Browse topics

  • Governing law
    NameLaw or Code?
    Public Gambling Act, 1867 along with the relevant state legislations (a 'Key Prize Legislation') Law
    Lotteries (Regulation) Act, 1998 and the Lottery (Regulation) Rules, 2010 (a 'Key Prize Legislation') Law
    Indian Penal Code, 1860 Law
    Prize Chits and Money Circulation Schemes (Banning) Act, 1978 (a 'Key Prize Legislation') Law
    Prize Competitions Act, 1955 (a 'Key Prize Legislation') Law
    Information Technology Act, 2000 read with the relevant rules, more particularly the Information Technology (Reasonable Security Practices and Procedures and Sensitive Personal Information) Rules, 2011 Law
    Consumer Protection Act, 1986 Law
    Advertising Standard Council of India Code Code
    Telecom Regulatory Authority of India Act, 1997 read with Telecom Commercial Communications Customer Preference Regulations, 2010 Law 

    Last modified 10 Feb 2017

  • Extra-territoriality

    The Key Prize Legislations do not have an extra-territorial application and prize promotions which are purely operated online and outside India do not fall within the jurisdiction of the relevant regulators of Key Prize Legislations in India.

    However, if prize promotions are advertised to customers in India and a significant nexus is established in India, then regulators may enforce the relevant laws (including Key Prize Legislations) against the promoters of such prize promotions.

    The Indian Penal Code, 1860 and Information Technology Act, 2000 have extraterritorial applicability and in the event that sponsors of prize promotions are held to be in violation of these laws, the regulator is empowered to prosecute for offences committed outside India. The Indian regulators also have the power to block foreign websites which violate Indian laws.

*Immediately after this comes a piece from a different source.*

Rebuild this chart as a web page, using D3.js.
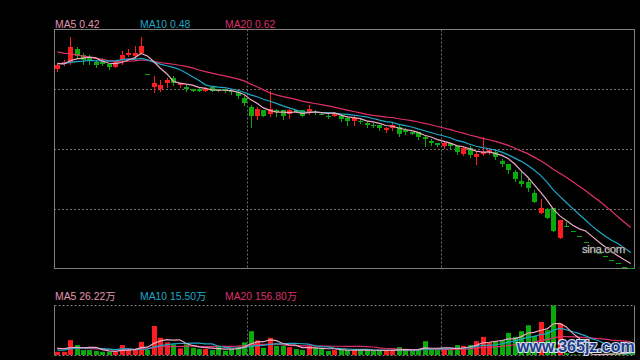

    Last modified 10 Feb 2017

  • Skills competitions

    Yes, but ensure:

    • That the winner is determined predominantly on the basis of his or her skill and not chance, and

    • That the terms are notified to the entrant before entry into the competition

    Competitions where success depends on a substantial degree of skill ie one in which success depends principally upon the superior knowledge, training, attention, experience and adroitness of the player, are permitted under Indian law. This being said, it may be noted that a prize promotion which is predominantly skill based would be constituted as a game of skill despite there being an element of chance. Such prize promotions would be permitted under Indian law.

    Last modified 10 Feb 2017

  • Prize draws

    If a competition is determined predominantly on the basis of chance, then it is unlawful if participants pay to enter or to claim/receive a prize. However, a prize promotion which is skill based and only has an element of chance may not be illegal per se.

    Last modified 10 Feb 2017

  • Selection of winners

    There are no specific regulations around selection of winners and award of prizes in a competition, however, as a good practice measure, promoters must ensure that prize competitions are conducted under proper supervision, adequate resources are available to administer them, enough time is allowed for each stage of the competition and the process of selection of winners is fair and independent.

    Further, the Advertising Standard Council of India Code requires:

    • That advertisements inviting the public to take part in lotteries or prize competitions permitted under law or which hold out the prospect of gifts shall state clearly all material conditions as to enable the consumer to obtain a true and fair view of their prospects in such activities

    • Advertisers to make adequate provisions for the judging of such competitions, announcement of the results and the fair distribution of prizes or gifts according to the advertised terms and conditions within a reasonable period of time, and

    • That with regard to the announcement of results, an advertiser’s responsibility is discharged adequately if the advertiser publicizes the main results in the media used to announce the competition as far as is practicable and advises the individual winners by post

    Last modified 10 Feb 2017

  • Judges

    There are no specific regulations in relation to judges or judging for skills competitions. However, for the sake of good practice the panel of judges must be independent, competent, with set standards/criterion for judgment. Further, the criteria and mechanism for judging entries must be made known before, or at time of, entry.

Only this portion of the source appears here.